As of writing, it’s estimated that more than 2,000 structures have burned in Los Angeles. Whenever a fire encroaches on a parcel of Kettle-insured land, the owner immediately qualifies for a payout. Unlike most other parametric insurance plans, which pay a predetermined amount based on metrics such as the water level during a flood or the temperature during a heat wave regardless of damages, Kettle does require policyholders to submit damage estimates. The company told me that’s usually pretty simple: If a house burns, it’s almost certain that the losses will be equivalent to or exceed the policy limit, which can be up to $10 million. While the company can always audit a property to prevent insurance fraud, there are no claims adjusters or other third parties involved, thus expediting the process and eliminating much of the back-and-forth wrangling residents often go through with their insurance companies.

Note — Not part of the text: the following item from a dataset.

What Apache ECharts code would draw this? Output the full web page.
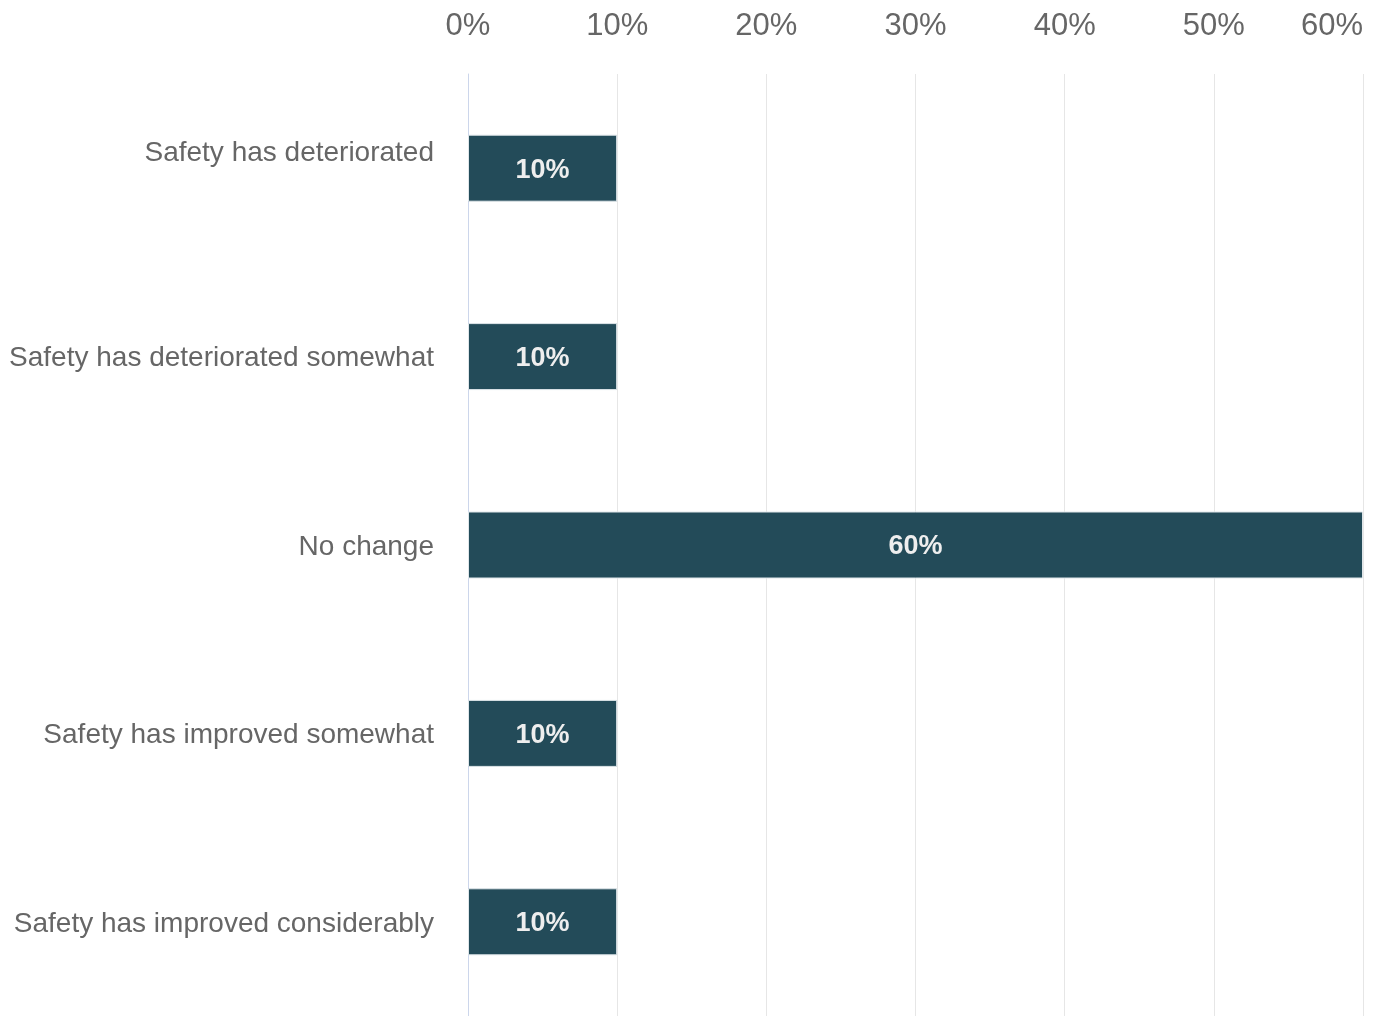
<!DOCTYPE html>
<html lang="en">
<head>
    <meta charset="UTF-8">
    <title>Safety perception</title>
    <style>
        html, body { margin: 0; padding: 0; background: #fff; }
        #main { width: 1377px; height: 1016px; }
    </style>
    <script src="https://cdn.jsdelivr.net/npm/echarts@6/dist/echarts.min.js"></script>
</head>
<body>
<div id="main"></div>
<script type="text/javascript">
    // chart data
    var categories = [
        'Safety has deteriorated',
        'Safety has deteriorated somewhat',
        'No change',
        'Safety has improved somewhat',
        'Safety has improved considerably'
    ];
    var values = [10, 10, 60, 10, 10];
    var tickMin = 0, tickMax = 60, tickStep = 10;

    var myChart = echarts.init(document.getElementById('main'));
    var font = 'Liberation Sans, Arial, sans-serif';
    var option = {
        animation: false,
        grid: { left: 468, right: 14, top: 74, bottom: -4, containLabel: false },
        xAxis: {
            type: 'value',
            position: 'top',
            min: tickMin,
            max: tickMax,
            interval: tickStep,
            axisLine: { show: false },
            axisTick: { show: false },
            splitLine: { show: true, lineStyle: { color: '#e6e6e6', width: 1 } },
            axisLabel: {
                formatter: '{value}%',
                color: '#666666',
                fontFamily: font,
                fontSize: 31,
                margin: 32,
                alignMaxLabel: 'right'
            }
        },
        yAxis: {
            type: 'category',
            inverse: true,
            data: categories,
            axisLine: { show: true, lineStyle: { color: '#ccd6eb', width: 1 } },
            axisTick: { show: false },
            axisLabel: {
                color: '#666666',
                fontFamily: font,
                fontSize: 28,
                margin: 34,
                // the first label sits a bit above its bar in the original
                formatter: function (v, i) {
                    return i === 0 ? '{up|' + v + '}' : '{dn|' + v + '}';
                },
                rich: {
                    up: {
                        color: '#666666',
                        fontFamily: font,
                        fontSize: 28,
                        padding: [0, 0, 30, 0]
                    },
                    dn: {
                        color: '#666666',
                        fontFamily: font,
                        fontSize: 28,
                        padding: [4, 0, 0, 0]
                    }
                }
            }
        },
        series: [{
            type: 'bar',
            data: values,
            barWidth: 67,
            itemStyle: { color: '#234b59', borderColor: '#dfe6ea', borderWidth: 1 },
            label: {
                show: true,
                position: 'inside',
                offset: [0, 2],
                formatter: '{c}%',
                color: '#eeeeee',
                fontWeight: 'bold',
                fontFamily: font,
                fontSize: 27
            }
        }]
    };
    myChart.setOption(option);
</script>
</body>
</html>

So how can Kettle afford to do all this while other insurers are exiting the California market altogether or pulling back in fire-prone regions? “We like to say that we can put a price on anything with our model,” Espie told me. “But I will say there are parts of the state that our model sees as burning every 10 to 15 years, and premiums may be just practically too expensive for insurance in those areas.” Kettle could also be an option for homeowners whose existing insurance comes with a very high wildfire deductible, Espie explained, as buying Kettle’s no-deductible plan in addition to their regular plan could actually save them money were a fire to occur.
But just because an area has traditionally been considered risky doesn’t mean that Kettle’s premiums will necessarily be exorbitant. The company’s CEO, Isaac Espinoza, told me that Kettle’s advanced modeling allows it to drill down on the risk to specific properties rather than just general regions. “We view ourselves as ensuring the uninsurable,” Espinoza said. “Other insurers just blanket say, we don’t want to touch it. We don’t touch anything in the area. We might say, ’Hey, that’s not too bad.’”
Espie told me that the wildly destructive fires in 2017 and 2018 “gave people a wake up call that maybe some of the traditional catastrophe models out there just weren’t keeping up with science and natural hazards in the face of climate change.” He thinks these latest blazes could represent a similar turning point for the industry. “This provides an opportunity for us to prove out that models built with AI and machine learning like ours can be more predictive of wildfire risk in the changing climate, where we’re getting 100 mile per hour winds in January.”